People are at risk every day, yet many do not take the time to evaluate whether or not they have the appropriate insurance coverage.  Mortality is a fact and unless you want to leave your family in a financially devastating situation, you should recognize the need for life insurance and the impact of inadequate coverage.

Once you evaluate the impact (monetary cost) of premature death, disability, or incapacity, you have the option to deal with the inadequacy in three ways:

1. Risk Retention- When you decide to retain the risk, you are in effect choosing to absorb all potential losses personally (as a family) if they occur.  This option is only suitable if you can easily afford the losses if they occurred tomorrow or any day in the future. 

People who are unable to retain the risk, but consciously or unconsciously choose risk retention may be facing an enormous lifestyle change possibly forcing the family members to sell their home, face bankruptcy or the inability to provide for their children’s college education.

2. Risk Reduction- Certain steps can be taken to help reduce the chance of loss.  For example, wearing a seat belt in your car, don’t speed, don’t drink and drive, don’t smoke, maintain a healthy lifestyle.  These steps are an attempt to reduce the risk by trying to prevent the loss or the chance that the loss will occur.  Unfortunately, there is no possible way to completely eliminate the potential loss from death.
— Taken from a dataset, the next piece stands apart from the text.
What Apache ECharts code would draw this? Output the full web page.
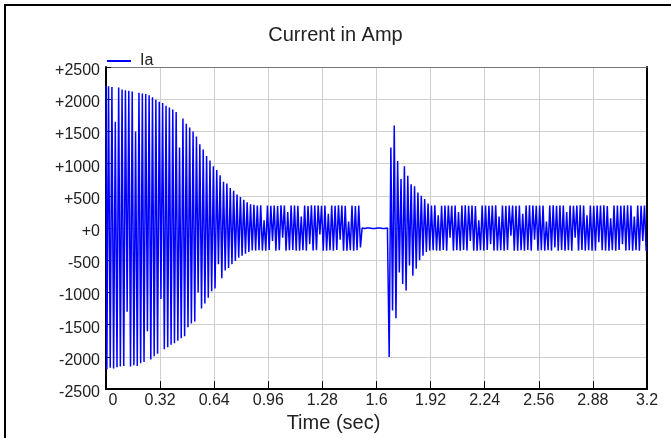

3. Risk Transfer- A person can transfer the risk to a third party (insurance company) by purchasing an appropriate amount of insurance coverage.  In exchange for a specified minimum amount, the risk is essentially transferred to the insurance company and they become responsible for the losses when they occur.  Transferring the risk to an insurance company is typically the most cost effective and efficient way for an individual/family to deal with death, disability or incapacity.